As has been called on this and other sites many times over the past few years, tires that actually wear away during a fuel run are essential for good racing. Such brings into play each driver’s ability to manage his/her tires and equipment to get the most out of them over the course of the full run. Also, it causes drivers to move around on the track to find grooves that will optimize tire wear and provide for more speed over a longer period.
This creates a situation in which there will be ‘comers and goers’ rather than every car running essentially the same speed for lap after parading lap. Granted there was an issue with side wall failures in Fontana, but the team that won the race indicated their belief during the event that drivers using the track apron to excess helped cause those blowouts. All in all, Goodyear is to be applauded for their efforts this season.

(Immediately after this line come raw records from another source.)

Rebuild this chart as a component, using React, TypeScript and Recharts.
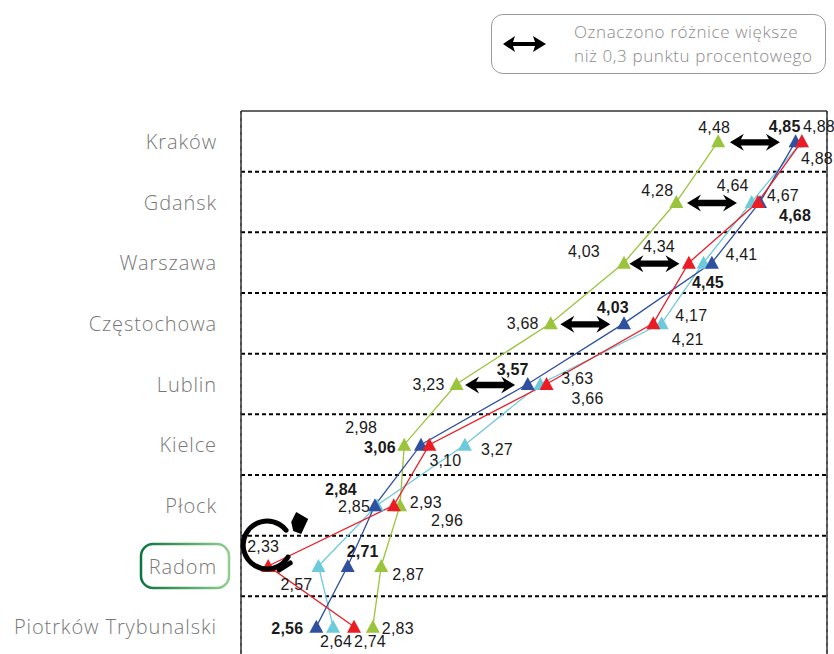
import React from "react";
import {
    LineChart,
    Line,
    XAxis,
    YAxis,
    CartesianGrid,
    ReferenceLine,
    ReferenceDot
} from "recharts";

// cities top to bottom
const cities = ["Kraków", "Gdańsk", "Warszawa", "Częstochowa", "Lublin", "Kielce", "Płock", "Radom", "Piotrków Trybunalski"];

// values per series, same order as cities
const greenValues = [4.48, 4.28, 4.03, 3.68, 3.23, 2.98, 2.96, 2.87, 2.83];
const cyanValues = [4.88, 4.64, 4.41, 4.21, 3.63, 3.27, 2.85, 2.57, 2.64];
const blueValues = [4.85, 4.68, 4.45, 4.03, 3.57, 3.06, 2.84, 2.71, 2.56];
const redValues = [4.88, 4.67, 4.34, 4.17, 3.66, 3.10, 2.93, 2.33, 2.74];

const xTicks = [2.2, 2.4, 2.6, 2.8, 3.0, 3.2, 3.4, 3.6, 3.8, 4.0, 4.2, 4.4, 4.6, 4.8, 5.0];

// differences above 0.3 pp: [city, from series, to series]
const arrows = [
    ["Kraków", "green", "blue"],
    ["Gdańsk", "green", "cyan"],
    ["Warszawa", "green", "red"],
    ["Częstochowa", "green", "blue"],
    ["Lublin", "green", "blue"]
];

const circledCity = "Radom";

// label offsets (dx, dy) from each marker
const greenLabelPos = [[-4, -14], [-19, -12], [-40, -11], [-28, 0], [-28, 0], [-43, -17], [47, 15], [27, 8], [25, 2]];
const cyanLabelPos = [[15, 17], [-19, -17], [38, -8], [26, 16], [37, -6], [32, 5], [-23, 1], [-22, 18], [3, 15]];
const blueLabelPos = [[-11, -15], [35, 13], [-4, 20], [-11, -16], [-15, -15], [-41, 3], [-34, -16], [15, -15], [-29, 2]];
const redLabelPos = [[17, -15], [25, -7], [-30, -16], [38, -8], [41, 14], [16, 16], [32, -3], [-5, -20], [16, 15]];

const rows = cities.map((city, i) => ({
    city,
    idx: i,
    green: greenValues[i],
    cyan: cyanValues[i],
    blue: blueValues[i],
    red: redValues[i]
}));

const colors: any = {
    green: "#9AC43C",
    cyan: "#6CCADB",
    blue: "#2F4F9F",
    red: "#EC1C24"
};

const fmt = (v: number) => v.toFixed(2).replace(".", ",");

const makeDot = (key: string, offsets: number[][], bold: boolean) => (p: any) => {
    const { cx, cy, index, payload } = p;
    if (cx == null || cy == null) return <g key={`${key}-${index}`} />;
    const [dx, dy] = offsets[index];
    return (
        <g key={`${key}-${index}`}>
            <polygon points={`${cx},${cy - 7} ${cx - 7},${cy + 6} ${cx + 7},${cy + 6}`} fill={colors[key]} />
            <text
                x={cx + dx}
                y={cy + dy}
                textAnchor="middle"
                dominantBaseline="central"
                fontFamily="'Liberation Sans', Arial, sans-serif"
                fontSize={16}
                fontWeight={bold ? 700 : 400}
                letterSpacing={0.2}
                fill="#1a1a1a"
            >
                {fmt(payload[key])}
            </text>
        </g>
    );
};

const CityTick = (props: any) => {
    const { x, y, payload } = props;
    const name = cities[payload.value];
    return (
        <g>
            {name === circledCity && (
                <rect x={x - 76} y={y - 22} width={88} height={44} rx={12} fill="none" stroke="url(#radomGrad)" strokeWidth={2.5} />
            )}
            <text x={x} y={y} textAnchor="end" dominantBaseline="central" fontFamily="'Open Sans', sans-serif" fontWeight={300} fontSize={20} letterSpacing={0.9} fill="#777">
                {name}
            </text>
        </g>
    );
};

// fixed-length double arrow centred between the two compared markers
const DoubleArrow = (p: any) => {
    const { x1, y1, x2 } = p;
    const mid = (x1 + x2) / 2 - 2;
    const a = mid - 25;
    const b = mid + 25;
    const y = y1 + 1;
    const hl = 13, hh = 8.5, sh = 3.2;
    const pts = [
        [a, y], [a + hl + 1, y - hh], [a + hl - 2, y - sh], [b - hl + 2, y - sh], [b - hl - 1, y - hh],
        [b, y], [b - hl - 1, y + hh], [b - hl + 2, y + sh], [a + hl - 2, y + sh], [a + hl + 1, y + hh]
    ];
    return <polygon points={pts.map(q => q.join(",")).join(" ")} fill="#000" />;
};

// hand-drawn looking circle around the Radom outlier
const CircleMark = (p: any) => {
    const { cx, cy } = p;
    const c = { x: cx - 1, y: cy - 21 };
    const r = 24;
    const circ = 2 * Math.PI * r;
    const visible = (290 / 360) * circ;
    return (
        <g>
            <circle
                cx={c.x}
                cy={c.y}
                r={r}
                fill="none"
                stroke="#000"
                strokeWidth={5}
                strokeLinecap="round"
                strokeDasharray={`${visible} ${circ}`}
                transform={`rotate(30 ${c.x} ${c.y})`}
            />
            <path d={`M${c.x + 12},${c.y + 25} L${c.x + 23},${c.y + 18}`} stroke="#000" strokeWidth={5} strokeLinecap="round" />
            <polygon
                points={`${c.x + 29},${c.y - 33} ${c.x + 41},${c.y - 26} ${c.x + 34},${c.y - 11} ${c.x + 26},${c.y - 14} ${c.x + 24},${c.y - 23}`}
                fill="#000"
            />
        </g>
    );
};

function LegendBox() {
    return (
        <div style={{
            position: "absolute", left: 491, top: 14, width: 335, height: 60,
            border: "1px solid #9a9a9a", borderRadius: 12, boxSizing: "border-box", background: "#fff"
        }}>
            <svg width={60} height={59} style={{ position: "absolute", left: 0, top: 0 }}>
                <polygon points="11,29 23,21 21,27 43,27 41,21 54,29 41,37 43,31 21,31 23,37" fill="#000" />
            </svg>
            <div style={{
                position: "absolute", left: 82, top: 5, fontFamily: "'Open Sans', sans-serif", fontWeight: 300,
                fontSize: 17, lineHeight: "24px", color: "#8a8a8a", letterSpacing: 0.6, whiteSpace: "nowrap"
            }}>
                <div>Oznaczono różnice większe</div>
                <div>niż 0,3 punktu procentowego</div>
            </div>
        </div>
    );
}

export default function App() {
    const cityIndex = (name: string) => cities.indexOf(name);
    return (
        <div style={{ position: "fixed", left: 0, top: 0, width: 834, height: 654, overflow: "hidden", background: "#fff" }}>
            <LineChart
                width={834}
                height={660}
                data={rows}
                layout="vertical"
                margin={{ top: 81, right: 7, bottom: 3, left: 0 }}
            >
                <defs>
                    <linearGradient id="radomGrad" x1="0" y1="0" x2="1" y2="0">
                        <stop offset="0%" stopColor="#0B7440" />
                        <stop offset="100%" stopColor="#8FD08E" />
                    </linearGradient>
                </defs>
                <CartesianGrid horizontal={false} stroke="#9a9a9a" strokeDasharray="3 4" strokeWidth={2} />
                <XAxis
                    type="number"
                    orientation="top"
                    domain={[2.2, 5.0]}
                    ticks={xTicks}
                    tick={false}
                    tickSize={6}
                    height={30}
                    axisLine={{ stroke: "#333", strokeWidth: 1.5 }}
                    tickLine={{ stroke: "#333", strokeWidth: 1.5 }}
                />
                <YAxis
                    type="number"
                    dataKey="idx"
                    domain={[-0.5, cities.length - 0.5]}
                    ticks={cities.map((_, i) => i)}
                    interval={0}
                    width={241}
                    tickSize={0}
                    tickMargin={24}
                    tickLine={false}
                    tick={<CityTick />}
                    axisLine={{ stroke: "#333", strokeWidth: 1.5 }}
                />
                {cities.slice(1).map((_, i) => (
                    <ReferenceLine key={`h${i}`} y={i + 0.5} stroke="#000" strokeDasharray="4 3" strokeWidth={2} />
                ))}
                <ReferenceLine x={5.0} stroke="#333" strokeWidth={1.5} />
                <Line dataKey="green" stroke={colors.green} strokeWidth={1.3} dot={makeDot("green", greenLabelPos, false)} isAnimationActive={false} activeDot={false} />
                <Line dataKey="cyan" stroke={colors.cyan} strokeWidth={1.3} dot={makeDot("cyan", cyanLabelPos, false)} isAnimationActive={false} activeDot={false} />
                <Line dataKey="blue" stroke={colors.blue} strokeWidth={1.3} dot={makeDot("blue", blueLabelPos, true)} isAnimationActive={false} activeDot={false} />
                <Line dataKey="red" stroke={colors.red} strokeWidth={1.3} dot={makeDot("red", redLabelPos, false)} isAnimationActive={false} activeDot={false} />
                {arrows.map(([city, from, to]) => {
                    const row: any = rows[cityIndex(city)];
                    return (
                        <ReferenceLine
                            key={`a-${city}`}
                            segment={[{ x: row[from], y: row.idx }, { x: row[to], y: row.idx }]}
                            shape={DoubleArrow}
                        />
                    );
                })}
                <ReferenceDot
                    x={rows[cityIndex(circledCity)].red}
                    y={cityIndex(circledCity)}
                    r={1}
                    shape={CircleMark}
                />
            </LineChart>
            <LegendBox />
        </div>
    );
}
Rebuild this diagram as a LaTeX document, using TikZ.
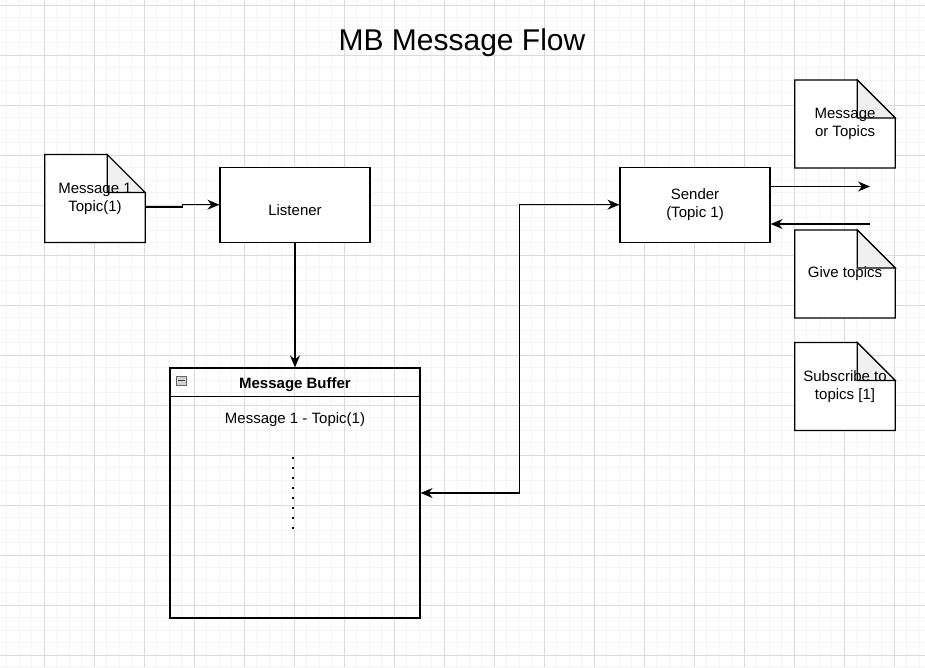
\documentclass[tikz,border=0pt]{standalone}
\usepackage{fontspec}
\setmainfont{Liberation Sans}
\usetikzlibrary{arrows.meta,positioning,backgrounds}

\newcommand{\flowfont}{\fontsize{15}{18}\selectfont}

% folded corner outline for a note node
\newcommand{\foldnote}[1]{%
  \filldraw[noteline,fill=white] (#1.north west) -- ([xshift=-38pt]#1.north east)
    -- ([yshift=-38pt]#1.north east) -- (#1.south east) -- (#1.south west) -- cycle;
  \filldraw[noteline,fill=gray!12] ([xshift=-38pt]#1.north east)
    -- ([yshift=-38pt]#1.north east) -- ([xshift=-38pt,yshift=-38pt]#1.north east) -- cycle;
}

\tikzset{
  noteline/.style={line width=1.2pt,line join=miter},
  box/.style={draw,fill=white,line width=1.2pt,minimum width=150pt,minimum height=75pt,
    inner sep=0pt,align=center,font=\flowfont},
  note/.style={minimum width=100pt,minimum height=87.5pt,inner sep=0pt,align=center,
    font=\flowfont},
  flow/.style={line width=1.2pt,-{Stealth[length=12pt,width=10pt,inset=4pt]}},
  biflow/.style={line width=1.2pt,{Stealth[length=12pt,width=10pt,inset=4pt]}-{Stealth[length=12pt,width=10pt,inset=4pt]}},
  minorgrid/.style={line width=0.8pt,black!4},
  majorgrid/.style={line width=0.8pt,black!14},
}

\begin{document}
\begin{tikzpicture}[x=1pt,y=-1pt]
\useasboundingbox (0,0) rectangle (925,667);

\begin{scope}[on background layer]
\fill[white] (0,0) rectangle (925,667);
\foreach \i in {0,...,73} \draw[minorgrid] ({6.8+12.5*\i},0) -- ({6.8+12.5*\i},667);
\foreach \i in {0,...,53} \draw[minorgrid] (0,{5.3+12.5*\i}) -- (925,{5.3+12.5*\i});
\foreach \i in {0,...,17} \draw[majorgrid] ({44.3+50*\i},0) -- ({44.3+50*\i},667);
\foreach \i in {0,...,13} \draw[majorgrid] (0,{5.3+50*\i}) -- (925,{5.3+50*\i});
\end{scope}

\node (title) at (462,43) {\fontsize{30}{36}\selectfont MB Message Flow};

\node[note] (msg1) at (95,198.5) {Message 1\\Topic(1)};
\node[box,text height=21pt,text depth=0pt] (listener) at (295,204.7) {Listener};
\node[box] (sender) at (695,204.7) {Sender\\(Topic 1)};

\node[note] (msgtopics) at (845,124) {Message\\or Topics};
\node[note] (givetopics) at (845,274) {Give topics};
\node[note] (subscribe) at (845,386.5) {Subscribe to\\topics [1]};

\begin{scope}[on background layer]
\foldnote{msg1}
\foldnote{msgtopics}
\foldnote{givetopics}
\foldnote{subscribe}
\end{scope}

% message buffer
\node[draw,line width=1.2pt,minimum width=250pt,minimum height=250pt,inner sep=0pt] (buffer) at (295,493) {};
\draw[line width=1.2pt] ([yshift=-29pt]buffer.north west) -- ([yshift=-29pt]buffer.north east);
\draw[draw=gray!80!black,fill=gray!35] (176,376.5) rectangle (186,385);
\draw[line width=1.2pt,black!75] (177.5,380.7) -- (184.5,380.7);
\node[font=\flowfont\bfseries] (bufhead) at (295,384.5) {Message Buffer};
\node[font=\flowfont] (bufitem) at (295,419.5) {Message 1 - Topic(1)};
\foreach \y in {458,468,...,528} \fill (292.3,\y-1) rectangle (294.3,\y+1);

% connectors
\draw[flow] ([yshift=-8.5pt]msg1.east) -- ++(37,0) |- (listener.west);
\draw[flow] (listener.south) -- (buffer.north);
\draw[biflow] (sender.west) -- ++(-100,0) |- (buffer.east);

\coordinate (outend) at (870,186.5);
\coordinate (inbeg) at (870,224);
\draw[flow] (sender.east |- outend) -- (outend);
\draw[flow] (inbeg) -- (sender.east |- inbeg);

\end{tikzpicture}
\end{document}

Aside from the fact that tires have contributed to better racing so far this season, the tracks used during the past three events have played a role as well. The half-mile in Bristol, Tennessee has uniqueness written all over its steep banking as no other facility on the circuit, or even the world resembles its Colosseum-like atmosphere. Tracks that are not like all the others cause teams to employ differing setups, which leads to better racing.
The Auto Club Speedway in California may be one of those often dreaded D-shaped ovals, but its worn and bumpy surface provides character. And again, that causes teams to use differing setups and drivers to seek out new lines around the track which in turn creates better racing.
The Auto Club Speedway needs to have a large dog on its security team. The dog’s only job should be to bite anyone who attempts to bring a paver into the facility.
And of course, there was Martinsville last Sunday. The flat, paper clip-shaped short track offers no opportunity for competitors or announcers to use the term “aero” at anytime during the 500-lap distance there. How refreshing is that?
It remains to be seen if this trend will continue throughout the entire season, especially on the ‘cookie cutter’ tracks. But for now, I’m enjoying what I’m seeing.
This weekend in Texas is a big one foe the sport. If the racing is good there, we could be set up for a great season. If the tires are hard and the racing is in parade formation, we may not have made as many gains as it might seem.